What you are asked to do: Work through the data below line by line and say how many lines hold "React"; give only the number.

Dataset excerpt:
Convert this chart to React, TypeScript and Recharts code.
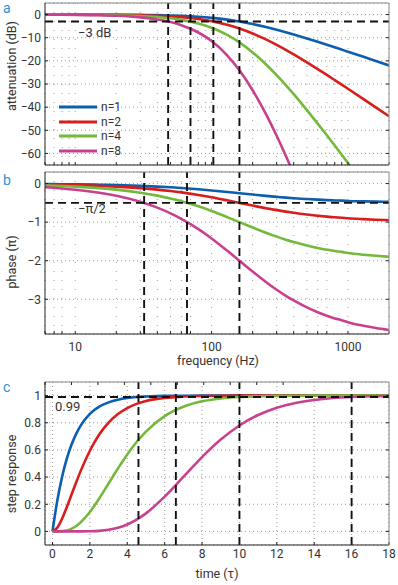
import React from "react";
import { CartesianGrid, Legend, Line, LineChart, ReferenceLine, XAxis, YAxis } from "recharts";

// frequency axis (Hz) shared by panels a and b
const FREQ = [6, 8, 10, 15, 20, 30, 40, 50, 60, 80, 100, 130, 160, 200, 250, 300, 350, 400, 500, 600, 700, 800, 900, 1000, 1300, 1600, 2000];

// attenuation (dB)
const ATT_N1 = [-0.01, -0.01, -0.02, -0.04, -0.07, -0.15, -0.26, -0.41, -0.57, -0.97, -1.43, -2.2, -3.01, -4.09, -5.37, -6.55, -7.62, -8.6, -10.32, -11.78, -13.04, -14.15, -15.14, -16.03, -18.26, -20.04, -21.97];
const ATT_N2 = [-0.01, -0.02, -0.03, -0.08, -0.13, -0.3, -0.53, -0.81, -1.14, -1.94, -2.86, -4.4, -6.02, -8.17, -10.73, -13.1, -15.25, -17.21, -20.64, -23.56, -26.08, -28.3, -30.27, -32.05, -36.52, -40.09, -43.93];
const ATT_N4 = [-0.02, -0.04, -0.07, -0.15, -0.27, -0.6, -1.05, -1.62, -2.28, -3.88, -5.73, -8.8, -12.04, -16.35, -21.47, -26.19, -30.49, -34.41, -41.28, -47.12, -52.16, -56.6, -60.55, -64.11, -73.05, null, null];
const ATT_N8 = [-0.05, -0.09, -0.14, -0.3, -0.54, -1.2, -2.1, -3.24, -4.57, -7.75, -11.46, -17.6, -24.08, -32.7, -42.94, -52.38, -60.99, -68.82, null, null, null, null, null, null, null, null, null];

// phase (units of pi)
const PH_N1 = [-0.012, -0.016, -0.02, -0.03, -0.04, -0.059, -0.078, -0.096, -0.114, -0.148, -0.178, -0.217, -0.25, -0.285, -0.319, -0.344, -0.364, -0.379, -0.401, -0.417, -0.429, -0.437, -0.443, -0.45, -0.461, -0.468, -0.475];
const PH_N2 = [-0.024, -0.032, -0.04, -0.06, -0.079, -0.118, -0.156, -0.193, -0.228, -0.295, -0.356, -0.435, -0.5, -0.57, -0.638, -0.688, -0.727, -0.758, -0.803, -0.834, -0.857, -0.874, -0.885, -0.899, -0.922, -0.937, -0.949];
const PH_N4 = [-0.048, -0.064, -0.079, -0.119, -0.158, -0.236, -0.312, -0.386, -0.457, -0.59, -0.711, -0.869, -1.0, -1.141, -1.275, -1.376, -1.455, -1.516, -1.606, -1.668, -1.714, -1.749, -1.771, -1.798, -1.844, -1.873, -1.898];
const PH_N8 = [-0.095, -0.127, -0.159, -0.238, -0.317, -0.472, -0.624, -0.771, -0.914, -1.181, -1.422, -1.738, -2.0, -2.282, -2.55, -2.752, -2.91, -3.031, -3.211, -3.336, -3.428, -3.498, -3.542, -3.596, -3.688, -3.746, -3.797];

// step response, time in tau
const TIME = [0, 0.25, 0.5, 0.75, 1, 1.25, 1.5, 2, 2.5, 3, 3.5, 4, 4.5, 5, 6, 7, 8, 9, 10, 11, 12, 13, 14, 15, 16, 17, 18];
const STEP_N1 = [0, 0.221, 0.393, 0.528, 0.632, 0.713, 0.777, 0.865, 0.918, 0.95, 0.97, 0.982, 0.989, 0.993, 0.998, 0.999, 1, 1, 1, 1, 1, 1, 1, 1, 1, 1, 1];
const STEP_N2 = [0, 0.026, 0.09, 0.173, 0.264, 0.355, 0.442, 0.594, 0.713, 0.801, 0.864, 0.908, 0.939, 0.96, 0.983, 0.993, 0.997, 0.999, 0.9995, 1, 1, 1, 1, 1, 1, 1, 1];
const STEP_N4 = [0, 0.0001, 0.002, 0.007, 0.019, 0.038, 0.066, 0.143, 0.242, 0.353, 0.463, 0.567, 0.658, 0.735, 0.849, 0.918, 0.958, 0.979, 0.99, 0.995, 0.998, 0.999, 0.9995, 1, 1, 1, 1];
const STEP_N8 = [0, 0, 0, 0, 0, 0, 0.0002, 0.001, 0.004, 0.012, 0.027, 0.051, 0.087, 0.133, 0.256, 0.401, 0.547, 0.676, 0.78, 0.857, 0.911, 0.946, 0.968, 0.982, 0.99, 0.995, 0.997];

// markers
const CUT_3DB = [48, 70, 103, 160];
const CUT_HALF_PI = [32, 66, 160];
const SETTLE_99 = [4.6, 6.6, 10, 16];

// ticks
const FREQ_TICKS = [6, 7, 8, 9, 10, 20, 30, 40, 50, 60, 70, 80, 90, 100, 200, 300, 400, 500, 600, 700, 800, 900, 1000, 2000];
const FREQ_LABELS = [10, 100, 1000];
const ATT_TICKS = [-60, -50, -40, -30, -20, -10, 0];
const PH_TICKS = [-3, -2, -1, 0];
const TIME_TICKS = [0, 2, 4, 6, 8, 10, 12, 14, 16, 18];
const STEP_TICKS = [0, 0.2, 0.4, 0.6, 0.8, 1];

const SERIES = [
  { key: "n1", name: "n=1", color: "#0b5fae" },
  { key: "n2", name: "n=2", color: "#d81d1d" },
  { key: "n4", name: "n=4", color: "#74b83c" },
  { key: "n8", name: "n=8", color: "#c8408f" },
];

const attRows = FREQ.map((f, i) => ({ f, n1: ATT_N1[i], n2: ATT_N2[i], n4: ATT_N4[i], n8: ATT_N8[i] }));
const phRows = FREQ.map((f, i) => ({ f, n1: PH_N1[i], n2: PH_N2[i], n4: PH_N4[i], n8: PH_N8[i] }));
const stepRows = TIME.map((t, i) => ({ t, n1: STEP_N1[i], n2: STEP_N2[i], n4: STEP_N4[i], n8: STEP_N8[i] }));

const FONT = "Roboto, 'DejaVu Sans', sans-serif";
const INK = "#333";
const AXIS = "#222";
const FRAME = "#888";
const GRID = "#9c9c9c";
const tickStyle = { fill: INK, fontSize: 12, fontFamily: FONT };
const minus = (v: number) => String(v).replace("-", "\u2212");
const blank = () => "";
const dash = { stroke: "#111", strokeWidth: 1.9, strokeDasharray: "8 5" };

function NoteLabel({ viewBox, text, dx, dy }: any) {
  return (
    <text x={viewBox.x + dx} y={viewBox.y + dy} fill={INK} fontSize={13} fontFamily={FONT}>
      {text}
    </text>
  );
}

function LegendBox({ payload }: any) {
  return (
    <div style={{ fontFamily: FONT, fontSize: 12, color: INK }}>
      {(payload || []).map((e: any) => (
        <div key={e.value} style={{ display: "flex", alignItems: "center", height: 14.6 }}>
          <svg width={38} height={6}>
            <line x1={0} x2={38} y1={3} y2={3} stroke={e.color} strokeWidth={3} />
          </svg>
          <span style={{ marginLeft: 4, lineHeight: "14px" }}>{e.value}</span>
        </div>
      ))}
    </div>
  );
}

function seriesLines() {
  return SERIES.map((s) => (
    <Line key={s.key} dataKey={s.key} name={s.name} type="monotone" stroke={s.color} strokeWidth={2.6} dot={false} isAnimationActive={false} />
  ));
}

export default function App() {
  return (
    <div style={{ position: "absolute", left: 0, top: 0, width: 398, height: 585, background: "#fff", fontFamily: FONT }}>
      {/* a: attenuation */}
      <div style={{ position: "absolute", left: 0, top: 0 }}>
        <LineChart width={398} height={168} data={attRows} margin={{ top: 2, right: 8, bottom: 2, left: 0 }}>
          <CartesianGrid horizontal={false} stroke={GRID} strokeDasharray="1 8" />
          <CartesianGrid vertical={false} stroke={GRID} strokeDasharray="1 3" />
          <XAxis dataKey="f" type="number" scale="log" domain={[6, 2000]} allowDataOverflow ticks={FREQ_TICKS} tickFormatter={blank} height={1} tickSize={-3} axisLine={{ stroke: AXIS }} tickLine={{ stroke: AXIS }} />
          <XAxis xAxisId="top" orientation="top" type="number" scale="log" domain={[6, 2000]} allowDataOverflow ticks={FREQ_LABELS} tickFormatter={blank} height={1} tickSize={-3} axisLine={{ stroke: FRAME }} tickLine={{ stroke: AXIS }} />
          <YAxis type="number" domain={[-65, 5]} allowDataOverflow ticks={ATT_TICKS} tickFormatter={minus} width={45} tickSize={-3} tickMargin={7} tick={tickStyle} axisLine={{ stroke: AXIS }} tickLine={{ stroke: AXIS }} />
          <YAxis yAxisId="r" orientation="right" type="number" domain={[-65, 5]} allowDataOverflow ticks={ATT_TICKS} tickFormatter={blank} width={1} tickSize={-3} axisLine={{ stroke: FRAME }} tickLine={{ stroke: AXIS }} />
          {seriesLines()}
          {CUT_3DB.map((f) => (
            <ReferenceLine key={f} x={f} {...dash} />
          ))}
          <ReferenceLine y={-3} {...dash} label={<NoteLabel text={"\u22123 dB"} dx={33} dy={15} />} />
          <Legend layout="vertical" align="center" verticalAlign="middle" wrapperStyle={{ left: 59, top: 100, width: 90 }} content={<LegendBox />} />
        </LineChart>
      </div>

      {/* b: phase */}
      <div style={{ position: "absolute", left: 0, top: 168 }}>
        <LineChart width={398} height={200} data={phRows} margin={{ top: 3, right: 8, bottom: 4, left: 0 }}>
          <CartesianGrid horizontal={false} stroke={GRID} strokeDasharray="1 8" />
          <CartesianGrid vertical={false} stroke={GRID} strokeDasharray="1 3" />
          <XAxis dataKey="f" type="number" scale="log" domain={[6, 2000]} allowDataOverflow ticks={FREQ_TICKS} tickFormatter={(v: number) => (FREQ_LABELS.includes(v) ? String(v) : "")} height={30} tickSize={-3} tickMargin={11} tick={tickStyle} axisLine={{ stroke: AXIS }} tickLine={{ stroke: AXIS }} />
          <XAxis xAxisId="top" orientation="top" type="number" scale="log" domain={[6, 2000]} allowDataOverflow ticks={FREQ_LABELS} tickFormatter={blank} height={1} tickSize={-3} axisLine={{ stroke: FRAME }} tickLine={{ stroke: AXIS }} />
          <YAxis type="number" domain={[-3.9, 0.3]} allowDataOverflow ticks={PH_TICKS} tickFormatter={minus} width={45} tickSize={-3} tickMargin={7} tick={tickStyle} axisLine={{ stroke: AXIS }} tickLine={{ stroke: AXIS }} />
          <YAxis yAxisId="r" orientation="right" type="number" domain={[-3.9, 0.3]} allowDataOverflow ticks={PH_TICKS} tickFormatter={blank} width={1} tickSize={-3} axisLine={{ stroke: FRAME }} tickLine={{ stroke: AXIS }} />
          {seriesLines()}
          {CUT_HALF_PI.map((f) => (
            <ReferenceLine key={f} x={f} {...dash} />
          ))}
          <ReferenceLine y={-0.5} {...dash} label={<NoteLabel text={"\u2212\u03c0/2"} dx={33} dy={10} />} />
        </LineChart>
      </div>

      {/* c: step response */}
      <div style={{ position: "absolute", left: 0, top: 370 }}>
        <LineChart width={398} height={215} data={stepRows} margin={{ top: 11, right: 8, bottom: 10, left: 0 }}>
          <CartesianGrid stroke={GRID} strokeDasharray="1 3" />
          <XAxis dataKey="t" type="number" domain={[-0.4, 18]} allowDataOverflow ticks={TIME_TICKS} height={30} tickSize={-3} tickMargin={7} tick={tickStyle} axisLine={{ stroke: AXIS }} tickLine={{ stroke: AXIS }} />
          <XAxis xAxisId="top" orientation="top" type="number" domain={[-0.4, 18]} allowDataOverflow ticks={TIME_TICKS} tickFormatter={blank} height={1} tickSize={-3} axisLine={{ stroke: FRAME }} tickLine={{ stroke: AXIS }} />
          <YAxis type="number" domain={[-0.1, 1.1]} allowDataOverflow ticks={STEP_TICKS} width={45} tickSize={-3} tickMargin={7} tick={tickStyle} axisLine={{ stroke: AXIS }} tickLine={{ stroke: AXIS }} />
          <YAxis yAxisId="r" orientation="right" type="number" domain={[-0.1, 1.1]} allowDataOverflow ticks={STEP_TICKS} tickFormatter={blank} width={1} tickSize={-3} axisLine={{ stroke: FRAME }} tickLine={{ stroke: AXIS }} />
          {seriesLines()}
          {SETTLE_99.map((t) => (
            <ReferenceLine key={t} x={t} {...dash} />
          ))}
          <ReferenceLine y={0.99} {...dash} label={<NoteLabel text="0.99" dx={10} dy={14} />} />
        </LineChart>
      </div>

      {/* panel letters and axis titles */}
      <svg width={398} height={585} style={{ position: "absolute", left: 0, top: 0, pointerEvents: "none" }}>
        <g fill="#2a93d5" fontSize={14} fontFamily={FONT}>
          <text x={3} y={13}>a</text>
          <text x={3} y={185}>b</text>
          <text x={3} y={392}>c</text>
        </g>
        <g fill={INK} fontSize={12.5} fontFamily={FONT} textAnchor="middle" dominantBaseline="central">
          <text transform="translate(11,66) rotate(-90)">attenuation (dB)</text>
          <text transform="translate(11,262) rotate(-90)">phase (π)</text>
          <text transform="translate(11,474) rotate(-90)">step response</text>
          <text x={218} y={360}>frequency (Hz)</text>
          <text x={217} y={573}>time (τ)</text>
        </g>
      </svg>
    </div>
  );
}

Answer to the task: 2